(Des)conexiones

Caricatura Más de 40 zonas Wifi en Ciego de Ávila, más de 200 000 líneas móviles activas; estadísticas que hablan de una súper elevación de la conectividad a Internet (entendiendo que estábamos en un punto demasiado bajo) y de un mayor acceso a los servicios de la telefonía celular, mientras que el saldo lo permita.

A pesar de que todo apunta a estar más en sintonía con el exterior, a veces, pareciéramos andar un tanto desconectados de la cotidianidad que está fuera de una pestaña del buscador o una foto de Facebook. Sin demonizar a la tecnología, ciertamente necesaria y útil, sucede que estamos tan metidos en esas horas o minutos de navegación que se nos puede caer el mundo encima y no lo notamos.

Se puede pensar que es cosa de los jóvenes, a quienes se tilda de enajenados (en ocasiones, de manera desmedida), pero va más allá e incluye a generaciones diversas. El uso y abuso de la tecnología pasa por una elección individual, aunque tiene, también, consecuencias en las relaciones sociales.

No me refiero solamente a este nuevo escenario en el que esos vínculos dentro de la vida en sociedad deben reconfigurarse, pues incorpora otras mediaciones para el intercambio entre la especie humana. La cuestión va más bien a buscar una medida justa para no sentirnos del todo absorbidos.

Una anécdota relacionada con el tema. Hace unos meses, en los bajos del edificio de 12 plantas, un señor, desconocido para mí y, evidentemente, para muchos de los que estaban cerca, de repente, empezó a convulsionar y estaba en el piso en un estado de inconsciencia. En ese entorno, solo unas tres o cuatro personas nos acercamos para intentar ayudar y dos usaron sus móviles para localizar al servicio de ambulancias.

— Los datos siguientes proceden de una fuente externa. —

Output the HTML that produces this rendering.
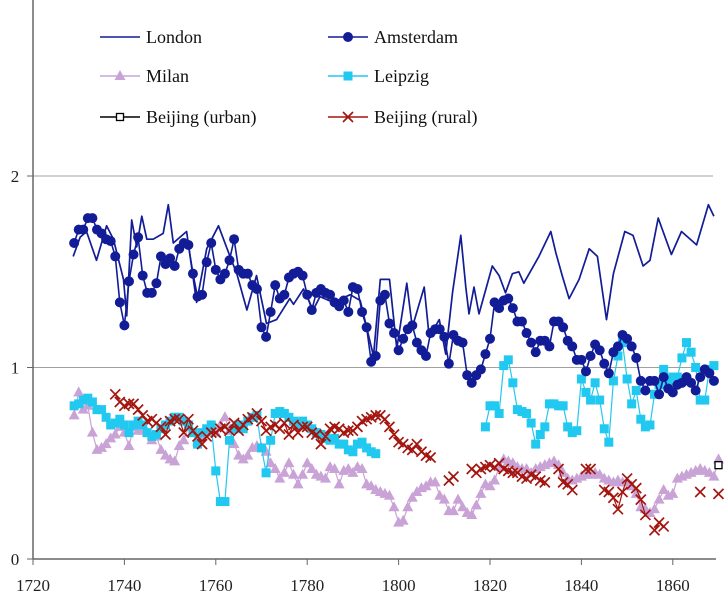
<!DOCTYPE html>
<html><head><meta charset="utf-8"><style>
body{margin:0;background:#fff;}
svg{display:block;font-family:"Liberation Serif",serif;}
</style></head><body>
<svg id="chart" width="728" height="599" viewBox="0 0 728 599"></svg>
<script>
const xTicks=[1720,1740,1760,1780,1800,1820,1840,1860];
const yTicks=[0,1,2];
const londonYears=[1728.8,1730.3,1731.7,1733.9,1736.1,1737.6,1739.8,1740.5,1741.6,1742.7,1743.8,1744.9,1746.3,1748.5,1749.6,1750.7,1753.6,1755.8,1758,1760.6,1763.1,1764.6,1766.8,1768.9,1771.1,1773.3,1776.2,1777,1779.2,1781.3,1782.8,1785.7,1789.4,1791.6,1793,1794.5,1796,1798,1799.6,1801.8,1803,1805.6,1806.7,1808.9,1810.3,1811.8,1813.6,1814.7,1815.4,1816.5,1817.6,1820.5,1822,1823.4,1824.9,1826.3,1827.4,1830.7,1833.3,1834.4,1835.8,1837.3,1839.5,1841.7,1843.5,1845.5,1847,1849.5,1851.3,1853.5,1855,1856.8,1859.7,1861.9,1865.2,1867.8,1869];
const londonVals=[1.58,1.68,1.71,1.56,1.74,1.67,1.46,1.27,1.77,1.63,1.79,1.67,1.67,1.7,1.85,1.65,1.71,1.34,1.62,1.74,1.58,1.49,1.3,1.48,1.23,1.25,1.36,1.33,1.41,1.3,1.37,1.34,1.38,1.35,1.21,1.06,1.46,1.46,1.1,1.44,1.21,1.42,1.16,1.25,1.07,1.39,1.69,1.42,1.28,1.42,1.28,1.53,1.48,1.39,1.49,1.5,1.44,1.58,1.71,1.6,1.48,1.36,1.46,1.62,1.58,1.25,1.49,1.71,1.69,1.53,1.56,1.78,1.59,1.71,1.64,1.85,1.79];
const amsterdamStart=1729;
const amsterdamVals=[1.65,1.72,1.72,1.78,1.78,1.72,1.70,1.67,1.66,1.58,1.34,1.22,1.45,1.59,1.68,1.48,1.39,1.39,1.44,1.58,1.54,1.57,1.53,1.62,1.65,1.64,1.49,1.37,1.38,1.55,1.65,1.51,1.46,1.49,1.56,1.67,1.51,1.49,1.49,1.43,1.41,1.21,1.16,1.29,1.43,1.36,1.38,1.47,1.49,1.50,1.48,1.38,1.30,1.39,1.41,1.39,1.38,1.34,1.32,1.35,1.29,1.42,1.41,1.29,1.21,1.03,1.06,1.35,1.38,1.23,1.18,1.09,1.15,1.2,1.22,1.13,1.09,1.06,1.18,1.2,1.2,1.16,1.02,1.17,1.14,1.13,0.96,0.92,0.96,0.99,1.07,1.15,1.34,1.31,1.35,1.36,1.31,1.24,1.24,1.18,1.13,1.08,1.14,1.14,1.11,1.24,1.24,1.21,1.14,1.11,1.04,1.04,0.98,1.06,1.12,1.09,1.02,0.97,1.08,1.11,1.17,1.15,1.11,1.05,0.93,0.88,0.93,0.93,0.86,0.95,0.89,0.87,0.91,0.92,0.95,0.92,0.88,0.95,0.99,0.97,0.93];
const milanStart=1729;
const milanVals=[0.75,0.87,0.78,0.8,0.66,0.57,0.58,0.6,0.63,0.65,0.69,0.66,0.59,0.69,0.67,0.67,0.66,0.62,0.64,0.57,0.54,0.52,0.51,0.59,0.62,0.69,0.66,0.61,0.64,0.66,0.67,0.66,0.7,0.74,0.67,0.6,0.54,0.52,0.54,0.58,0.59,0.58,0.56,0.5,0.47,0.42,0.45,0.5,0.44,0.39,0.44,0.5,0.47,0.44,0.43,0.42,0.48,0.47,0.39,0.46,0.47,0.45,0.48,0.47,0.39,0.38,0.36,0.35,0.34,0.33,0.27,0.19,0.2,0.27,0.32,0.35,0.37,0.38,0.4,0.4,0.33,0.31,0.25,0.25,0.31,0.27,0.24,0.23,0.28,0.34,0.39,0.38,0.41,0.48,0.52,0.51,0.5,0.48,0.47,0.47,0.45,0.47,0.48,0.49,0.5,0.51,0.49,0.45,0.42,0.41,0.42,0.43,0.44,0.44,0.45,0.44,0.42,0.41,0.4,0.41,0.4,0.4,0.38,0.34,0.27,0.26,0.24,0.26,0.31,0.36,0.33,0.34,0.42,0.43,0.44,0.45,0.46,0.47,0.46,0.45,0.43,0.52];
const leipzigStartA=1729;
const leipzigValsA=[0.8,0.81,0.83,0.84,0.82,0.78,0.78,0.74,0.7,0.71,0.73,0.7,0.66,0.7,0.72,0.7,0.66,0.64,0.65,0.68,0.7,0.72,0.74,0.74,0.72,0.7,0.66,0.6,0.66,0.68,0.7,0.46,0.3,0.3,0.62,0.68,0.7,0.68,0.72,0.74,0.75,0.58,0.45,0.62,0.76,0.77,0.76,0.74,0.72,0.7,0.72,0.7,0.68,0.66,0.65,0.63,0.62,0.63,0.6,0.6,0.57,0.56,0.6,0.61,0.58,0.56,0.55];
const leipzigStartB=1819;
const leipzigValsB=[0.69,0.8,0.8,0.76,1.01,1.04,0.92,0.78,0.77,0.76,0.71,0.6,0.65,0.69,0.81,0.81,0.8,0.8,0.69,0.66,0.67,0.94,0.87,0.83,0.92,0.83,0.68,0.61,0.93,1.06,1.13,0.94,0.81,0.88,0.73,0.69,0.7,0.86,0.91,0.99,0.93,0.95,0.95,1.05,1.13,1.08,1.0,0.83,0.83,0.99,1.01];
const ruralYears=[1738,1739,1740,1741,1742,1743,1744,1745,1746,1747,1748,1749,1750,1751,1752,1753,1754,1755,1756,1757,1758,1759,1760,1761,1762,1763,1764,1765,1766,1767,1768,1769,1770,1771,1772,1773,1774,1775,1776,1777,1778,1779,1780,1781,1782,1783,1784,1785,1786,1787,1788,1789,1790,1791,1792,1793,1794,1795,1796,1797,1798,1799,1800,1801,1802,1803,1804,1805,1806,1807,1811,1812,1816,1817,1818,1819,1820,1821,1822,1823,1824,1825,1826,1827,1828,1829,1830,1831,1832,1835,1836,1837,1838,1841,1842,1845,1846,1847,1848,1849,1850,1851,1852,1853,1854,1856,1857,1858,1866,1870];
const ruralVals=[0.86,0.82,0.8,0.81,0.81,0.78,0.75,0.72,0.73,0.71,0.69,0.65,0.72,0.73,0.73,0.66,0.73,0.67,0.64,0.6,0.64,0.66,0.66,0.68,0.69,0.67,0.71,0.67,0.7,0.73,0.74,0.76,0.72,0.67,0.69,0.7,0.68,0.71,0.65,0.7,0.66,0.69,0.69,0.66,0.65,0.6,0.64,0.68,0.69,0.68,0.66,0.67,0.67,0.69,0.72,0.73,0.74,0.75,0.75,0.73,0.69,0.65,0.61,0.6,0.58,0.57,0.6,0.56,0.54,0.53,0.41,0.43,0.47,0.45,0.47,0.48,0.49,0.48,0.5,0.47,0.46,0.45,0.45,0.43,0.42,0.44,0.43,0.41,0.4,0.47,0.4,0.39,0.36,0.47,0.47,0.36,0.35,0.32,0.26,0.35,0.42,0.39,0.37,0.31,0.23,0.15,0.19,0.17,0.35,0.34];
const urbanYears=[1870];
const urbanVals=[0.49];

const NS='http://www.w3.org/2000/svg';
const svg=document.getElementById('chart');
const X=y=>33+(y-1720)*4.57;
const Y=v=>559-v*191.5;
const NAVY='#121c96',LIL='#c9a3d6',CYAN='#21c9f0',RED='#a3150e';
function mk(tag,attrs,parent){const e=document.createElementNS(NS,tag);for(const k in attrs)e.setAttribute(k,attrs[k]);(parent||svg).appendChild(e);return e;}
function grp(name){const g=mk('g',{});


return g;}

const axes=grp('axes');
yTicks.forEach(t=>{
  if(t>0){const gl=mk('line',{x1:33,x2:713,y1:Y(t),y2:Y(t),stroke:'#a0a0a0','stroke-width':1},axes);
  
  }
  mk('line',{x1:27,x2:33,y1:Y(t),y2:Y(t),stroke:'#666'},axes);
  const tx=mk('text',{x:15,y:Y(t)+6,'font-size':17,'text-anchor':'middle',fill:'#222'},axes);tx.textContent=t;
  
  
});
mk('line',{x1:33,x2:33,y1:0,y2:559,stroke:'#666','stroke-width':1.5},axes);
mk('line',{x1:33,x2:716,y1:559,y2:559,stroke:'#666','stroke-width':1.5},axes);
xTicks.forEach(t=>{
  mk('line',{x1:X(t),x2:X(t),y1:559,y2:565,stroke:'#666'},axes);
  const tx=mk('text',{x:X(t),y:591,'font-size':17,'text-anchor':'middle',fill:'#222'},axes);tx.textContent=t;
  
  
});

function seriesFromStart(start,vals){return vals.map((v,i)=>[start+i,v]);}
function pathStr(pts,connectGap){let d='',prev=null;pts.forEach(p=>{const cmd=(prev&&(!connectGap||p[0]-prev[0]<=1.01))?'L':'M';d+=cmd+X(p[0]).toFixed(1)+' '+Y(p[1]).toFixed(1)+' ';prev=p;});return d;}
function marker(type,x,y,color,parent){
  if(type==='circle')return mk('circle',{cx:x,cy:y,r:5,fill:color},parent);
  if(type==='tri')return mk('path',{d:`M${x} ${y-6}L${x+5.5} ${y+4}L${x-5.5} ${y+4}Z`,fill:color},parent);
  if(type==='sq')return mk('rect',{x:x-4.5,y:y-4.5,width:9,height:9,fill:color},parent);
  if(type==='x')return mk('path',{d:`M${x-5} ${y-5}L${x+5} ${y+5}M${x+5} ${y-5}L${x-5} ${y+5}`,stroke:color,'stroke-width':1.7,fill:'none'},parent);
  if(type==='osq')return mk('rect',{x:x-3.5,y:y-3.5,width:7,height:7,fill:'#fff',stroke:'#000','stroke-width':1.3},parent);
}
function drawSeries(name,pts,color,mtype,lw,gaps){
  const g=grp(name);
  mk('path',{d:pathStr(pts,gaps),stroke:color,'stroke-width':lw,fill:'none','stroke-linejoin':'round'},g);
  if(mtype)pts.forEach(p=>{const m=marker(mtype,X(p[0]),Y(p[1]),color,g);
    
    });
}
drawSeries('series-milan',seriesFromStart(milanStart,milanVals),LIL,'tri',1.2,false);
drawSeries('series-leipzig-early',seriesFromStart(leipzigStartA,leipzigValsA),CYAN,'sq',1.2,false);
drawSeries('series-leipzig-late',seriesFromStart(leipzigStartB,leipzigValsB),CYAN,'sq',1.2,false);
drawSeries('series-beijing-rural',ruralYears.map((y,i)=>[y,ruralVals[i]]),RED,'x',1.2,true);
drawSeries('series-amsterdam',seriesFromStart(amsterdamStart,amsterdamVals),NAVY,'circle',1.6,false);
drawSeries('series-london',londonYears.map((y,i)=>[y,londonVals[i]]),NAVY,null,1.7,false);
drawSeries('series-beijing-urban',urbanYears.map((y,i)=>[y,urbanVals[i]]),'#000','osq',1,false);

const leg=grp('legend');
const items=[['London',100,37,NAVY,null],['Amsterdam',328,37,NAVY,'circle'],['Milan',100,76,LIL,'tri'],['Leipzig',328,76,CYAN,'sq'],['Beijing (urban)',100,117,'#000','osq'],['Beijing (rural)',328,117,RED,'x']];
items.forEach(it=>{
  const g=mk('g',{},leg);
  
  
  mk('line',{x1:it[1],x2:it[1]+40,y1:it[2],y2:it[2],stroke:it[3],'stroke-width':1.5},g);
  if(it[4])marker(it[4],it[1]+20,it[2],it[3],g);
  const t=mk('text',{x:it[1]+46,y:it[2]+6,'font-size':18,fill:'#111'},g);t.textContent=it[0];
});
</script>
</body></html>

Lo que me llamó la atención y, al mismo tiempo, me pareció paradójico fue que, ciertamente, este tipo de situaciones requiere de esas vías de comunicación que han aparecido para salvarnos la vida y, a la vez, nos han vuelto un tanto inmunes a lo que sucede a nuestro alrededor. No recuerdo la cifra exacta de los que estaban allí chateando, haciendo una videollamada o cualquier otra cosa relacionada con la conexión por wifi; lo que sí recuerdo es que ninguno, ¡ninguno!, acudió a interesarse por lo que le estaba pasando a aquel señor, con ayuda o preocupación real, no mero chisme, que eso hubiera sido tan estéril como quedarse sentados.

Entiendo que los precios para comunicarnos con la familia o hacer lo que nos plazca son altos en comparación con la capacidad adquisitiva de muchos, y, por tanto, “el tiempo es oro”; pero eso no es justificación para descuidar lo que supuestamente nos ha hecho tan diferentes, tendiendo la mano al otro, incluso, sin saber su nombre.

Repito para que no se pierda la idea de mi tesis: la tecnología en sí no es el problema, sino el uso que hacemos de ella y la prioridad que le demos en el día a día.

Se ha vuelto común la imagen de los que en la vía dejan un grito o un pitazo para alertar a quienes vienen con el cuello estirado mirando el teléfono o hablando por él. Esto no es juego, como tampoco que los choferes atiendan llamadas mientras manejen, lo que puede ser motivo de accidentes.

Pareciera que, distanciados del anhelo compartido de tener un acceso a Internet sin menos descalabros, no habría que preocuparse por los asomos de la enajenación tecnológica. El asunto es que si se deja de las manos la reflexión, tal vez, luego estemos, supuestamente, en línea con el mundo y, al mismo tiempo, las desconexiones con el diarismo vayan tomando rumbos peligrosos.